- Official release poster
- Directed by: Roger Ross Williams; Brooklyn Sudano;
- Produced by: Julie Goldman; Christopher Clements; Carolyn Hepburn; Roger Ross Williams; David Blackman;
- Edited by: Enat Sidi; Jon Stray;
- Music by: T. Griffin
- Production companies: HBO Documentary Films; PolyGram Entertainment; Motto Pictures; Federal Films; One Story Up Productions;
- Distributed by: HBO
- Release dates: February 17, 2023 (Berlinale); May 20, 2023;
- Running time: 105 minutes
- Country: United States
- Language: English

= Love to Love You, Donna Summer =

2023 documentary film by Roger Ross Williams and Brooklyn Sudano

Love to Love You, Donna Summer is a 2023 American documentary film about the life and career of Donna Summer, directed by Roger Ross Williams and Brooklyn Sudano.
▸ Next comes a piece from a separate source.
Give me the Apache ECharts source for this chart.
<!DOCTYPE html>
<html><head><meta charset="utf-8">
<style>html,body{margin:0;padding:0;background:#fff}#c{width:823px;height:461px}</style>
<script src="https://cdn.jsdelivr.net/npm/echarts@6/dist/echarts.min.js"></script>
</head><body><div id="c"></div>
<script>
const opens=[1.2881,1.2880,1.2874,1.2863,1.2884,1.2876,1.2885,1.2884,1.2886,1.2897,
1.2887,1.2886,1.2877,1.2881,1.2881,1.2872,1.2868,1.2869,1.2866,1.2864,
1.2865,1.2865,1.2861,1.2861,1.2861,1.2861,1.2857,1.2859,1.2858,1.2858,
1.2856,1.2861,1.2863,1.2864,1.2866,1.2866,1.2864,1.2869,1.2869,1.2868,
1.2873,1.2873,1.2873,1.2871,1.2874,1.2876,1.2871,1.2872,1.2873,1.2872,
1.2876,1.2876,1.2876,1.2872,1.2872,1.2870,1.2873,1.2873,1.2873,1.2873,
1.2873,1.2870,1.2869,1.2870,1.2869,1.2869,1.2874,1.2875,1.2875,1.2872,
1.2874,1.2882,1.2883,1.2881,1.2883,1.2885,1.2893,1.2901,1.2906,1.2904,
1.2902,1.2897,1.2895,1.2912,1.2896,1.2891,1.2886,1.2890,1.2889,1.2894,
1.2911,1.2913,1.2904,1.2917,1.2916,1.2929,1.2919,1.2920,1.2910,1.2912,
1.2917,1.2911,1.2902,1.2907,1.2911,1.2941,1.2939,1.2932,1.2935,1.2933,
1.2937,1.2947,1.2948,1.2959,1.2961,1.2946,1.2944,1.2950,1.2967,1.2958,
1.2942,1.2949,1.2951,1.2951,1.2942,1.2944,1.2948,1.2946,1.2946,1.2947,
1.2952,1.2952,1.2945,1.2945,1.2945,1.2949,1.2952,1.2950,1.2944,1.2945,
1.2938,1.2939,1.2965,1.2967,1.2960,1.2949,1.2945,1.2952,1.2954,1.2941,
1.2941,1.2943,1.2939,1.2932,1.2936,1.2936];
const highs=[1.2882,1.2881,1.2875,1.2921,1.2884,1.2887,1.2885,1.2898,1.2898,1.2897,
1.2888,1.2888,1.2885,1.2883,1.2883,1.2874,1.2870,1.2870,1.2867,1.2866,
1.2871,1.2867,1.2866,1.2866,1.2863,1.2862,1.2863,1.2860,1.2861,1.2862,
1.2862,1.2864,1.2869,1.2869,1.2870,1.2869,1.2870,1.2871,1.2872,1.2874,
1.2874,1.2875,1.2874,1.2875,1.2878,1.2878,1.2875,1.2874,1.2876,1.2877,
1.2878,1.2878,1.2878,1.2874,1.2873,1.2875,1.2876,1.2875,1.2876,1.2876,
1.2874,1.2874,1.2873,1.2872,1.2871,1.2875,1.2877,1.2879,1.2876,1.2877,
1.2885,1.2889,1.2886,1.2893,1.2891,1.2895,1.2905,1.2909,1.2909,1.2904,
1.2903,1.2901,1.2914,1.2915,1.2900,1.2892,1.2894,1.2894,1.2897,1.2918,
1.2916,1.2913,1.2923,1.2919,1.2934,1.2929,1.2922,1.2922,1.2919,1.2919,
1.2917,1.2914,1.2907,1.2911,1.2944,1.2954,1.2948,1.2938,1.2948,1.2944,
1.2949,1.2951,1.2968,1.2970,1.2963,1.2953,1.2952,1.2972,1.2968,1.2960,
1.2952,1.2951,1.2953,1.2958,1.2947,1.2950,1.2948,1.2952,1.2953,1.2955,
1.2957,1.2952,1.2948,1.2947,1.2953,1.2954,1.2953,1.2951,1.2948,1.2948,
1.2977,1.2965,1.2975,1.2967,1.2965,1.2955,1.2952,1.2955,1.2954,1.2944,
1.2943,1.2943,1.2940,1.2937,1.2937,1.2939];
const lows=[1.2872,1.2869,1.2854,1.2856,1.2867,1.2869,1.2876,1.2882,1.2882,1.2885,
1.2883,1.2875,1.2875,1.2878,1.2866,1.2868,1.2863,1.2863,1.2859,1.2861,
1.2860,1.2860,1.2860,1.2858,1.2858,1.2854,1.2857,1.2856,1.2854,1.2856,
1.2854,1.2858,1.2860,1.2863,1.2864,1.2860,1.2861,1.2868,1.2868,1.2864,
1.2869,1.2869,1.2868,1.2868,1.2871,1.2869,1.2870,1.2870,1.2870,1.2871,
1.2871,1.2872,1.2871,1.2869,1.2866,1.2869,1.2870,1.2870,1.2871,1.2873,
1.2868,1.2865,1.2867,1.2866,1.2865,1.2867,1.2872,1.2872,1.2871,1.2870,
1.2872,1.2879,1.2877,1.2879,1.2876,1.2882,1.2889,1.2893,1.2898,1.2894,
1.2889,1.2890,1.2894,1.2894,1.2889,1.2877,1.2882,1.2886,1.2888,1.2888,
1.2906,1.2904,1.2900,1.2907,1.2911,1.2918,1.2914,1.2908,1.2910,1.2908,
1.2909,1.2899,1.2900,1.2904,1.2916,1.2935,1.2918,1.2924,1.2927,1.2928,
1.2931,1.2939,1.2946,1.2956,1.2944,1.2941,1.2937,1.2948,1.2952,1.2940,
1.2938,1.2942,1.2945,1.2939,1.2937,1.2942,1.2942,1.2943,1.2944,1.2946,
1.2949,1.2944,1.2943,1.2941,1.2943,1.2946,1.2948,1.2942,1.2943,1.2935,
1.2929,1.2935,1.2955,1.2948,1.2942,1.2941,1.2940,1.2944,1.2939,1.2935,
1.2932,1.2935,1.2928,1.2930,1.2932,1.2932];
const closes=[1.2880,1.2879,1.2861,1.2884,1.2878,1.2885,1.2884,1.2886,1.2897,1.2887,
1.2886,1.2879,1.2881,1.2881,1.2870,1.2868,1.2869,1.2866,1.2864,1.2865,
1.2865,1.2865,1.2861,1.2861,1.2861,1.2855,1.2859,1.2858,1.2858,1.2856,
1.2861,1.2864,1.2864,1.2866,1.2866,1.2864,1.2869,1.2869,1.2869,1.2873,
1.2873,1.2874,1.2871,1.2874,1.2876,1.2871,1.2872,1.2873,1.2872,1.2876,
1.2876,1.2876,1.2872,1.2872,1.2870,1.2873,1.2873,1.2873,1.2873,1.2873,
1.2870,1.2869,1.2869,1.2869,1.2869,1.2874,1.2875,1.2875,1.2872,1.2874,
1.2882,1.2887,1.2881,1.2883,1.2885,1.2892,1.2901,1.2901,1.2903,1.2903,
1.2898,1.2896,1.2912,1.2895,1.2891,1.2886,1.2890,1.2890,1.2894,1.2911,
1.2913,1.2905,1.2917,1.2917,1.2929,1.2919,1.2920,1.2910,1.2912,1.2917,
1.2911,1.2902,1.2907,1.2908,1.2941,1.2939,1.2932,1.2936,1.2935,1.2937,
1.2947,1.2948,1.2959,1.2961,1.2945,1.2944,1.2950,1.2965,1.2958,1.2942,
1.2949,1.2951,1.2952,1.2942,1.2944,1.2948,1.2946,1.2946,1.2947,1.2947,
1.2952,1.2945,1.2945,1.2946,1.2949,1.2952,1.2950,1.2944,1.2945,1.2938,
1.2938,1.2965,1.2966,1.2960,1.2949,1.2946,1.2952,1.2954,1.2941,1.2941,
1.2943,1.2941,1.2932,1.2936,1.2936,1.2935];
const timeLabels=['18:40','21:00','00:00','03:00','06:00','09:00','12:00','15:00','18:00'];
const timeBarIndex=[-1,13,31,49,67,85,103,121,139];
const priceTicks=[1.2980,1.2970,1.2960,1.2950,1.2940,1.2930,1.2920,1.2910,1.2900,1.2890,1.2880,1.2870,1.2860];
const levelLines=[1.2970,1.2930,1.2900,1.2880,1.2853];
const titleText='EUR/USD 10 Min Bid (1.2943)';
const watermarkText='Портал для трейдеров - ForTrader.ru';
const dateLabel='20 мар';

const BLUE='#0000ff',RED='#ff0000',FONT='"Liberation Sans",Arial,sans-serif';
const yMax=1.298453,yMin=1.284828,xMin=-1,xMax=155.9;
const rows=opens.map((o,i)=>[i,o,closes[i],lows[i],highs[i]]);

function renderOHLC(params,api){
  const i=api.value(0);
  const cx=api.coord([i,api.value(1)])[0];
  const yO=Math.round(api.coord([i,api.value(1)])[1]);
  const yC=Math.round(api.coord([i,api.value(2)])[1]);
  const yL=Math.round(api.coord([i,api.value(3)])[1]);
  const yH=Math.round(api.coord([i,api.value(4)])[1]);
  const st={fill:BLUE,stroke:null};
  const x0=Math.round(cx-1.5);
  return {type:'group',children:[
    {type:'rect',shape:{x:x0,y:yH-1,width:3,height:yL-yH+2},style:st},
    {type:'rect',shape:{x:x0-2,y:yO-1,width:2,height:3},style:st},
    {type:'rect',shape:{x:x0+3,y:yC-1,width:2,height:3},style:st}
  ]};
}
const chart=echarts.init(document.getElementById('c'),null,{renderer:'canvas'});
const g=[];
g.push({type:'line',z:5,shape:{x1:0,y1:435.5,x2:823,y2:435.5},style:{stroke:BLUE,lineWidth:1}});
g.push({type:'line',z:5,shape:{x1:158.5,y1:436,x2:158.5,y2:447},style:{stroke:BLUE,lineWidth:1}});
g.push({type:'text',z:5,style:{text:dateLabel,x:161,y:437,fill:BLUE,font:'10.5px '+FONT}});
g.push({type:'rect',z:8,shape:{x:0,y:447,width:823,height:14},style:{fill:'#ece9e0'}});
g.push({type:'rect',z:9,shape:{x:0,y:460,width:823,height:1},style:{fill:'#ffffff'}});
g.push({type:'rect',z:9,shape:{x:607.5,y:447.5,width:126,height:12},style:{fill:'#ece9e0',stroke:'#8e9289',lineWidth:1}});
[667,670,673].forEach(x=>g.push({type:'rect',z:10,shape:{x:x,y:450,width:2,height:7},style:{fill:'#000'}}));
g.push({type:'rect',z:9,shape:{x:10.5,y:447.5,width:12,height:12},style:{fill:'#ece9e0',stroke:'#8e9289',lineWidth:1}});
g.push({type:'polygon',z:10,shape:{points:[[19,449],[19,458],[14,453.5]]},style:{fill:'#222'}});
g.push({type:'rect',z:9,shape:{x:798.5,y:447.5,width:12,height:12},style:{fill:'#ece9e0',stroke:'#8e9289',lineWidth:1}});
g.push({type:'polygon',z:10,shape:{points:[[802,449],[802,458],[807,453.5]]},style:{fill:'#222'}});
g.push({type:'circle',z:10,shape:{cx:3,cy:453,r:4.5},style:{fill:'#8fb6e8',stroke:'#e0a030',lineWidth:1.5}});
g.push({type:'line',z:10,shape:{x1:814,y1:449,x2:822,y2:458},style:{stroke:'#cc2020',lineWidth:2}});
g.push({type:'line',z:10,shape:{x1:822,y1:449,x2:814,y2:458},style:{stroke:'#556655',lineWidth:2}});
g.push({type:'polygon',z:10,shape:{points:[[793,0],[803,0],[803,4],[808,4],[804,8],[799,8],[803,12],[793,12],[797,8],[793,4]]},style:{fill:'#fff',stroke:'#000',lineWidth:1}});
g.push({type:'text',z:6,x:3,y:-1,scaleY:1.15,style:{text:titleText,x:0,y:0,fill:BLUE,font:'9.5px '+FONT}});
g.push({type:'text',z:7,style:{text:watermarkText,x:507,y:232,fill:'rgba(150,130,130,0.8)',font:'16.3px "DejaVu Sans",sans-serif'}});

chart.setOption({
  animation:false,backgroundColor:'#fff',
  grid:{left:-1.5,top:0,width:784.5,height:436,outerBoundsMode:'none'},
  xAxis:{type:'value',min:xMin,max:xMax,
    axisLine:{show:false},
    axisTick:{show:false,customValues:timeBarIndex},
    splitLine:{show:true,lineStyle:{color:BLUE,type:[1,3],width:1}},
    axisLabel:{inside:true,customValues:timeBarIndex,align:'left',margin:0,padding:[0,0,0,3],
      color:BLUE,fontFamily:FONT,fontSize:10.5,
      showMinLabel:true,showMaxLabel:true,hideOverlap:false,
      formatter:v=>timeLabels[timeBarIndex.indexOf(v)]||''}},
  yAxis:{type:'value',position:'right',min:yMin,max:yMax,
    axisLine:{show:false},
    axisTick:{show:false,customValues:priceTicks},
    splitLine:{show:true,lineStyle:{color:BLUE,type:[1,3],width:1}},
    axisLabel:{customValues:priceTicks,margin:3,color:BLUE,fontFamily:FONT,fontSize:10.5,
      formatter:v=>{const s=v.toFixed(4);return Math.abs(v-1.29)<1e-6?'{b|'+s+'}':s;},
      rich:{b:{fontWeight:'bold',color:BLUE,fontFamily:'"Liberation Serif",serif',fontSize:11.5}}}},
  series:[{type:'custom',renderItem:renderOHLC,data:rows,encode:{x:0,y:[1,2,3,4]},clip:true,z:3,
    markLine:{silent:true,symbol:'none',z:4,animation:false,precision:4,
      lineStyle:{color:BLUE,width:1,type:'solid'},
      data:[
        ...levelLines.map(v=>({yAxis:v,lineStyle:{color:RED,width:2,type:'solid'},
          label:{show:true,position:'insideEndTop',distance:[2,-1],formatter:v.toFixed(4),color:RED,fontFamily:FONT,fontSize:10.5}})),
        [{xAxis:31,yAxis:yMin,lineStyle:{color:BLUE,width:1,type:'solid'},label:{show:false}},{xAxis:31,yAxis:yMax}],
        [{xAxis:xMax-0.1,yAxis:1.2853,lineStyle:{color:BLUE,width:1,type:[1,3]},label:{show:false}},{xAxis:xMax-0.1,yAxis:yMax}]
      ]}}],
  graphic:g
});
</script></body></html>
The film title is taken from Summer's popular 1975 album and its eponymous disco track.

Following its world premiere at the 73rd Berlin International Film Festival on February 17, 2023, the film was released May 20, 2023, on HBO. The project was nominated at the 8th Critics' Choice Documentary Awards for Best Music Documentary.

==Production==
Brooklyn Sudano wanted to make a documentary revolving around her mother, Donna Summer, after realizing there was more to her than people knew. Roger Ross Williams also wanted to make a documentary revolving around Summer, while discussing a potential project with Julie Goldman, Goldman connected the two. Williams and Sudano did not want the project to be a puff piece, instead exploring difficult aspects of Summer's life and career. Sudano and Williams opted to use Summer speaking in her own words, using audiotapes recorded for her memoir Ordinary Girl.

In December 2021, it was announced Roger Ross Williams and Brooklyn Sudano would direct a documentary film revolving around Donna Summer.

==Release==
The film had its world premiere at the 73rd Berlin International Film Festival on February 17, 2023. It also screened at South by Southwest on March 11, 2023. It was released on May 20, 2023, by HBO.

==Reception==
On the review aggregator website Rotten Tomatoes, the film holds an approval rating of 82% based on 28 reviews, with an average rating of 7.3/10. The website's critics consensus reads, "An enigmatic documentary about an equally enigmatic singer, Love to Love You, Donna Summers got you covered from disco to soul." Metacritic, which uses a weighted average, assigned the film a score of 62 out of 100, based on 6 critics, indicating "generally favorable" reviews.